[EXERCISE REQUIREMENTS]: The exercise asks for every line of the data to be reproduced exactly.

***

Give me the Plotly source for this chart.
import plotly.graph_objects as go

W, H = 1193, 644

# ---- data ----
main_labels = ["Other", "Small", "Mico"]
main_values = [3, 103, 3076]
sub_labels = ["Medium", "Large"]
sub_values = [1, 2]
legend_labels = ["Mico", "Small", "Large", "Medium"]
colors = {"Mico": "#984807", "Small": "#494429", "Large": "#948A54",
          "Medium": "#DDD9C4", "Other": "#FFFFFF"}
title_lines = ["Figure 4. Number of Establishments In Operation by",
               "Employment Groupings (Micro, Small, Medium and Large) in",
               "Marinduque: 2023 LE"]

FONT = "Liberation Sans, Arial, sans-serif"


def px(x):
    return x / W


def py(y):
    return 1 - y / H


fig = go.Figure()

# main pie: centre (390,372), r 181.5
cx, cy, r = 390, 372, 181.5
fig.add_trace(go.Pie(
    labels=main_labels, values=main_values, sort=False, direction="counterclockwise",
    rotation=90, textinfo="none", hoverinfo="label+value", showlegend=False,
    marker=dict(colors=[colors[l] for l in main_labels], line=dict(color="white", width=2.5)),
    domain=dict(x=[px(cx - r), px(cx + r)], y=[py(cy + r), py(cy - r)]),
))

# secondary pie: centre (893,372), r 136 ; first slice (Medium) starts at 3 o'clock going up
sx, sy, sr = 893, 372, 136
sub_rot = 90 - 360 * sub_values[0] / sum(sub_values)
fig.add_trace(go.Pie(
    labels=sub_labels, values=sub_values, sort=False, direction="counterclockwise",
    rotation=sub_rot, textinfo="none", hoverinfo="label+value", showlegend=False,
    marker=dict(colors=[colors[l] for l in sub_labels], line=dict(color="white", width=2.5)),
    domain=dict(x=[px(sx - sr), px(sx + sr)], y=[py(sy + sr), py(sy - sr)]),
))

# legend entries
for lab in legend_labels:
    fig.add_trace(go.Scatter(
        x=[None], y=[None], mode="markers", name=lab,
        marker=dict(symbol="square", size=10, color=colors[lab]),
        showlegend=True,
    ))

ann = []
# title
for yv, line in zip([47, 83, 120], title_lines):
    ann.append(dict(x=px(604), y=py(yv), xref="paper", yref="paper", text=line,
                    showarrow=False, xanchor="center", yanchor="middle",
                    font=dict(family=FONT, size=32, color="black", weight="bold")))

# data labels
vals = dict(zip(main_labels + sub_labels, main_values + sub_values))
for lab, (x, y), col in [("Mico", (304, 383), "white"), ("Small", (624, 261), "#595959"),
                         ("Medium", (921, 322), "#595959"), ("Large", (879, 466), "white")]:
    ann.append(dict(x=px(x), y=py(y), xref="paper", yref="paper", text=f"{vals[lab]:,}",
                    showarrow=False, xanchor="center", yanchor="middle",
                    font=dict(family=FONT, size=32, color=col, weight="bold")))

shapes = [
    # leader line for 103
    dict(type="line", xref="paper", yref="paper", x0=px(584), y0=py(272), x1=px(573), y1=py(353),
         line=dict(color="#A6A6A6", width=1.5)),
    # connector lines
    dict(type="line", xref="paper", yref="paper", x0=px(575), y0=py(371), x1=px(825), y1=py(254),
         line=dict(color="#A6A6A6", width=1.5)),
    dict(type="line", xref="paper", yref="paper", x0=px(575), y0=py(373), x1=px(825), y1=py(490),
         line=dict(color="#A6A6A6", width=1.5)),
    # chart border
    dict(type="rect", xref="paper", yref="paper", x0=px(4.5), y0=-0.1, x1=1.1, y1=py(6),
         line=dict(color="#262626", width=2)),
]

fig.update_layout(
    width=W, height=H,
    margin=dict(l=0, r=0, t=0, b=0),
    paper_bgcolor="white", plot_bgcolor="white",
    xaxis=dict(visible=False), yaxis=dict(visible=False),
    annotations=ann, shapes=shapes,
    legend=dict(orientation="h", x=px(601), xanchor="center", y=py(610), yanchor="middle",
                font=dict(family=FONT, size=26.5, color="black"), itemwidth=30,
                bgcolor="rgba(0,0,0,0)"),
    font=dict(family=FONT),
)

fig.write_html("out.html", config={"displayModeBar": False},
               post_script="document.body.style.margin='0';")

***

[OUTPUT FOR THIS TASK]:
Give me the Plotly source for this chart.
import plotly.graph_objects as go

W, H = 1193, 644

# ---- data ----
main_labels = ["Other", "Small", "Mico"]
main_values = [3, 103, 3076]
sub_labels = ["Medium", "Large"]
sub_values = [1, 2]
legend_labels = ["Mico", "Small", "Large", "Medium"]
colors = {"Mico": "#984807", "Small": "#494429", "Large": "#948A54",
          "Medium": "#DDD9C4", "Other": "#FFFFFF"}
title_lines = ["Figure 4. Number of Establishments In Operation by",
               "Employment Groupings (Micro, Small, Medium and Large) in",
               "Marinduque: 2023 LE"]

FONT = "Liberation Sans, Arial, sans-serif"


def px(x):
    return x / W


def py(y):
    return 1 - y / H


fig = go.Figure()

# main pie: centre (390,372), r 181.5
cx, cy, r = 390, 372, 181.5
fig.add_trace(go.Pie(
    labels=main_labels, values=main_values, sort=False, direction="counterclockwise",
    rotation=90, textinfo="none", hoverinfo="label+value", showlegend=False,
    marker=dict(colors=[colors[l] for l in main_labels], line=dict(color="white", width=2.5)),
    domain=dict(x=[px(cx - r), px(cx + r)], y=[py(cy + r), py(cy - r)]),
))

# secondary pie: centre (893,372), r 136 ; first slice (Medium) starts at 3 o'clock going up
sx, sy, sr = 893, 372, 136
sub_rot = 90 - 360 * sub_values[0] / sum(sub_values)
fig.add_trace(go.Pie(
    labels=sub_labels, values=sub_values, sort=False, direction="counterclockwise",
    rotation=sub_rot, textinfo="none", hoverinfo="label+value", showlegend=False,
    marker=dict(colors=[colors[l] for l in sub_labels], line=dict(color="white", width=2.5)),
    domain=dict(x=[px(sx - sr), px(sx + sr)], y=[py(sy + sr), py(sy - sr)]),
))

# legend entries
for lab in legend_labels:
    fig.add_trace(go.Scatter(
        x=[None], y=[None], mode="markers", name=lab,
        marker=dict(symbol="square", size=10, color=colors[lab]),
        showlegend=True,
    ))

ann = []
# title
for yv, line in zip([47, 83, 120], title_lines):
    ann.append(dict(x=px(604), y=py(yv), xref="paper", yref="paper", text=line,
                    showarrow=False, xanchor="center", yanchor="middle",
                    font=dict(family=FONT, size=32, color="black", weight="bold")))

# data labels
vals = dict(zip(main_labels + sub_labels, main_values + sub_values))
for lab, (x, y), col in [("Mico", (304, 383), "white"), ("Small", (624, 261), "#595959"),
                         ("Medium", (921, 322), "#595959"), ("Large", (879, 466), "white")]:
    ann.append(dict(x=px(x), y=py(y), xref="paper", yref="paper", text=f"{vals[lab]:,}",
                    showarrow=False, xanchor="center", yanchor="middle",
                    font=dict(family=FONT, size=32, color=col, weight="bold")))

shapes = [
    # leader line for 103
    dict(type="line", xref="paper", yref="paper", x0=px(584), y0=py(272), x1=px(573), y1=py(353),
         line=dict(color="#A6A6A6", width=1.5)),
    # connector lines
    dict(type="line", xref="paper", yref="paper", x0=px(575), y0=py(371), x1=px(825), y1=py(254),
         line=dict(color="#A6A6A6", width=1.5)),
    dict(type="line", xref="paper", yref="paper", x0=px(575), y0=py(373), x1=px(825), y1=py(490),
         line=dict(color="#A6A6A6", width=1.5)),
    # chart border
    dict(type="rect", xref="paper", yref="paper", x0=px(4.5), y0=-0.1, x1=1.1, y1=py(6),
         line=dict(color="#262626", width=2)),
]

fig.update_layout(
    width=W, height=H,
    margin=dict(l=0, r=0, t=0, b=0),
    paper_bgcolor="white", plot_bgcolor="white",
    xaxis=dict(visible=False), yaxis=dict(visible=False),
    annotations=ann, shapes=shapes,
    legend=dict(orientation="h", x=px(601), xanchor="center", y=py(610), yanchor="middle",
                font=dict(family=FONT, size=26.5, color="black"), itemwidth=30,
                bgcolor="rgba(0,0,0,0)"),
    font=dict(family=FONT),
)

fig.write_html("out.html", config={"displayModeBar": False},
               post_script="document.body.style.margin='0';")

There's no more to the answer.